Wir haben bei ZF nun mit dem Bündnis für Wettbewerbsfähigkeit ein Paket geschnürt, das einerseits verhindern soll, dass es zu betriebsbedingten Kündigungen kommt und andererseits das Unternehmen so aufstellt, dass es wieder wettbewerbsfähig und innovativ wird. Ich bin da sehr hoffnungsvoll und sehe das auch als Weg für die ganze Branche: Wir müssen uns strategisch auf geänderte Marktbedingungen einstellen, um darauf mit innovativen Produkten und qualifizierten Belegschaften reagieren zu können. Dazu braucht es von der Politik einen stabilen und verlässlichen Rahmen und von den Kapitalmärkten Mut zur Investition in die Automobilbranche, mit günstigen Zinsen und langen Laufzeiten.“

„Wir brauchen einen Schulterschluss zwischen Kapital, Politik, IG Metall und Arbeitnehmervertretungen“

Ulrich Schöpplein (Vorsitzender Konzernbetriebsrat Schaeffler AG) betont die Wichtigkeit von Industriepolitik und Sozialpartnerschaft: „Deutschland und Europa stehen an einem historischen Wendepunkt: Schlüsseltechnologien, die einst Aushängeschilder der europäischen Industrie waren, wandern ab – nicht aus Mangel an Innovationskraft, sondern weil keine skalierbaren Märkte entstehen. Die Transformation der Industrie – weg vom Verbrennungsmotor, hin zu Elektromobilität, Wasserstofftechnologie und digitalen Ökosystemen – ist unumkehrbar. Doch ohne gezielte industriepolitische Impulse droht Europa den Anschluss zu verlieren. Wenn keine koordinierte Skalierung neuer Technologien erfolgt, werden Produktionsstrukturen in Best-Cost-Ländern und anderen globalen Regionen aufgebaut, die nicht mehr zurückgeholt werden können.

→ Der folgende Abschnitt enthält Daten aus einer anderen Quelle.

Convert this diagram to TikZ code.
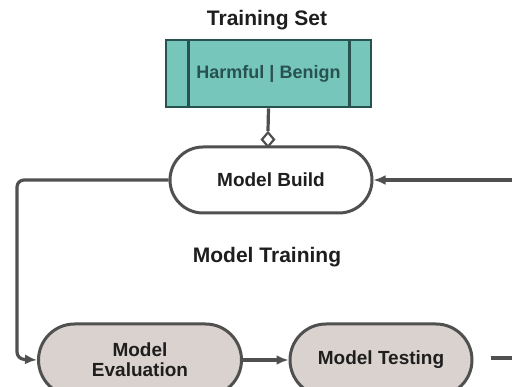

Wir brauchen jetzt ein neues Denken: branchenübergreifende Industrie-Ökosysteme, strategisch koordinierte Investitionen auf EU- und Bundesebene sowie einen Schulterschluss zwischen Kapital, Politik, IG Metall und Arbeitnehmervertretungen. Jetzt ist die Zeit für eine koordinierte Industriepolitik, die Innovationen fördert, Märkte schafft und Beschäftigung sichert. Nur durch eine starke Sozialpartnerschaft kann der Wandel sozialverträglich und zukunftsfähig gestaltet werden – auch auf betrieblicher Ebene.“

 

*Befragt wurden in Bayern Betriebsräte von 51 Betrieben der Autozulieferindustrie und insgesamt 333 Betrieben der Metall- und Elektroindustrie. Die Autozulieferindustrie gehört zur Metall- und Elektroindustrie.